I don't know if there is a portal that allows the ones we lose before we are ready to follow along with our lives on earth. I don't know that I want there to be one. But if anything could ever persuade me of its existence, it would be Grandma's daily keepsakes.
I had been, for about three months now, sinking into a sadness that I couldn't define. Days were melting together and becoming something to get through. Joy was a far-off light that I couldn't seem to warm myself under. I was going through the motions, but without emotions. Something told me Grandma had gotten to that point as well and that was when she started the daily keepsake. She was going to do the only thing that she knew how to do: she was going to find the best in all of it.

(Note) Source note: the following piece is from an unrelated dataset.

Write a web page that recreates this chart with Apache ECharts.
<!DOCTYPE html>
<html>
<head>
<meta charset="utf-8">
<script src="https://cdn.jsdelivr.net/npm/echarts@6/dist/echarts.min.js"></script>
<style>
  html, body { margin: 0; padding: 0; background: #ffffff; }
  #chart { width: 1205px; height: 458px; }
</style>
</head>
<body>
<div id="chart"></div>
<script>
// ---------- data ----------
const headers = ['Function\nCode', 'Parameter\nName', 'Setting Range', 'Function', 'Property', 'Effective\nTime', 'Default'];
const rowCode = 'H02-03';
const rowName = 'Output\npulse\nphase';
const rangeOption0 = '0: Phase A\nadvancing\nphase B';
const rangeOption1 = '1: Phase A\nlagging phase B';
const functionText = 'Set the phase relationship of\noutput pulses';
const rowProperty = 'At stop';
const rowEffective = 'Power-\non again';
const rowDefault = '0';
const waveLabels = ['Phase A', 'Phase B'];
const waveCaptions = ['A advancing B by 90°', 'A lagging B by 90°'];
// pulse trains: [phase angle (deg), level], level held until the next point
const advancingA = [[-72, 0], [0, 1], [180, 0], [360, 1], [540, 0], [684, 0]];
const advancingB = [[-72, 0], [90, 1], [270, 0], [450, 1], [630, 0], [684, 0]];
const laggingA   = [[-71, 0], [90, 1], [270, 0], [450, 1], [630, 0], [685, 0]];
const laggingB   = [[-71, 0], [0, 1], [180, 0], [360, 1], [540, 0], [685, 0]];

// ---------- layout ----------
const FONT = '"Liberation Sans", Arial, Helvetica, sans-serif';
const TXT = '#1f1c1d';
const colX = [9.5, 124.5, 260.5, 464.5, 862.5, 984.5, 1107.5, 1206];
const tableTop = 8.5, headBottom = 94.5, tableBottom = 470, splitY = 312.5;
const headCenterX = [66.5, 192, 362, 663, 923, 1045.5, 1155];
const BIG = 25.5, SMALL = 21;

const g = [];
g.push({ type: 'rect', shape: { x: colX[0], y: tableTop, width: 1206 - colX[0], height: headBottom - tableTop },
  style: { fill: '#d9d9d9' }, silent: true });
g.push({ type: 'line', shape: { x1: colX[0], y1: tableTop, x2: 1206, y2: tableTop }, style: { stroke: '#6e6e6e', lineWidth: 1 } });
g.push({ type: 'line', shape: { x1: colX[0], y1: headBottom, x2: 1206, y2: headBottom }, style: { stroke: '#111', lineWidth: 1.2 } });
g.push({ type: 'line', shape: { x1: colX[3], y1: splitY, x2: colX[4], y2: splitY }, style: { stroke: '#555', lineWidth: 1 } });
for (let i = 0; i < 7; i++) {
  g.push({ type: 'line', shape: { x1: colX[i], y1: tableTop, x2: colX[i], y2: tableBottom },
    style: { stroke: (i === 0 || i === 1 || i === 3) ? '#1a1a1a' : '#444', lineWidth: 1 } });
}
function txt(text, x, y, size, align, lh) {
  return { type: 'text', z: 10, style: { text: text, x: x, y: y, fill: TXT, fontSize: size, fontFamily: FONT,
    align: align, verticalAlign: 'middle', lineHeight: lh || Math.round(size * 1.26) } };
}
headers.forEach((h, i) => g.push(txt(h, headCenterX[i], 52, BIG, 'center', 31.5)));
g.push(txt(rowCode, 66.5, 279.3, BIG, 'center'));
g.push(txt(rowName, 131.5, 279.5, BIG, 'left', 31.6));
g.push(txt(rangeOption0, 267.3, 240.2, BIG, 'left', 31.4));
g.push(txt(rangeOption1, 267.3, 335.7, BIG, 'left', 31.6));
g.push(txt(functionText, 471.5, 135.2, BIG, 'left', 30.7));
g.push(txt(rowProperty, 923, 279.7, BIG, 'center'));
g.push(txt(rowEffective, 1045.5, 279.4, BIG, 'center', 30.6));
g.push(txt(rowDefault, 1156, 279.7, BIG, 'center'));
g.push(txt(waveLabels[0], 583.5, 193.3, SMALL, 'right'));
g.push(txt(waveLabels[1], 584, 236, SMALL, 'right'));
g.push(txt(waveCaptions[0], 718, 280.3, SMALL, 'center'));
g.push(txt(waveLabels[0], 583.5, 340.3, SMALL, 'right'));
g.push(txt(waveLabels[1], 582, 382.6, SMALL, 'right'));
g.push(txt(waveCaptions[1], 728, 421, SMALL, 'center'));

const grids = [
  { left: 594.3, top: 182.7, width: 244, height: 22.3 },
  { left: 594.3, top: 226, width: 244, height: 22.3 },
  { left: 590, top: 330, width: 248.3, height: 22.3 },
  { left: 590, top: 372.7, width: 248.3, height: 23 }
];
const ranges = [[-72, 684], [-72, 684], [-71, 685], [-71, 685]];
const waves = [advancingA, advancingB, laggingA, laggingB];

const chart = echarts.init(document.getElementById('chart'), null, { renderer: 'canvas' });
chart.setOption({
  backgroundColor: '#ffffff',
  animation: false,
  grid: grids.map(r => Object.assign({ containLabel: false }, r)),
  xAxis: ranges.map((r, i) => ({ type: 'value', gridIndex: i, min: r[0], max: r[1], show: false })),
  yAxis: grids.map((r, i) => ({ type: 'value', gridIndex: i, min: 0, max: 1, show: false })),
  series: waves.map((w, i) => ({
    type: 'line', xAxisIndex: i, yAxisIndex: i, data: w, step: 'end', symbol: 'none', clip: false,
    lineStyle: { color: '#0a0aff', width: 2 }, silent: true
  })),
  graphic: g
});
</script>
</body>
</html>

Grandma was in her 70's when we lost her. I was only 41. How did she last 39 years before she began to have to fight the sadness? But it was then that I realized something very important about myself. As much as I would like to be just like her, I wouldn't ever be what she was. The daily keepsakes kept by my Grandma were her last resort. She was giving them to me as a first resort. She was giving them to me so that I didn't have to have a last resort.
I sat in the middle of our game room with the notebooks surrounding me, going through them as quickly as I could, looking for my name. I was sprinkled throughout the pages, here and there, but not so much that I would get the big head, mind you. Mom was in there, John was in there, her sons were in there, too. Birds, snow, brownies and even a wooly worm made her list of daily keepsakes.
But because it was Grandma, I considered it the opportunity to share a coveted place of honor with others fortunate enough to be one of Grandma's daily keepsakes.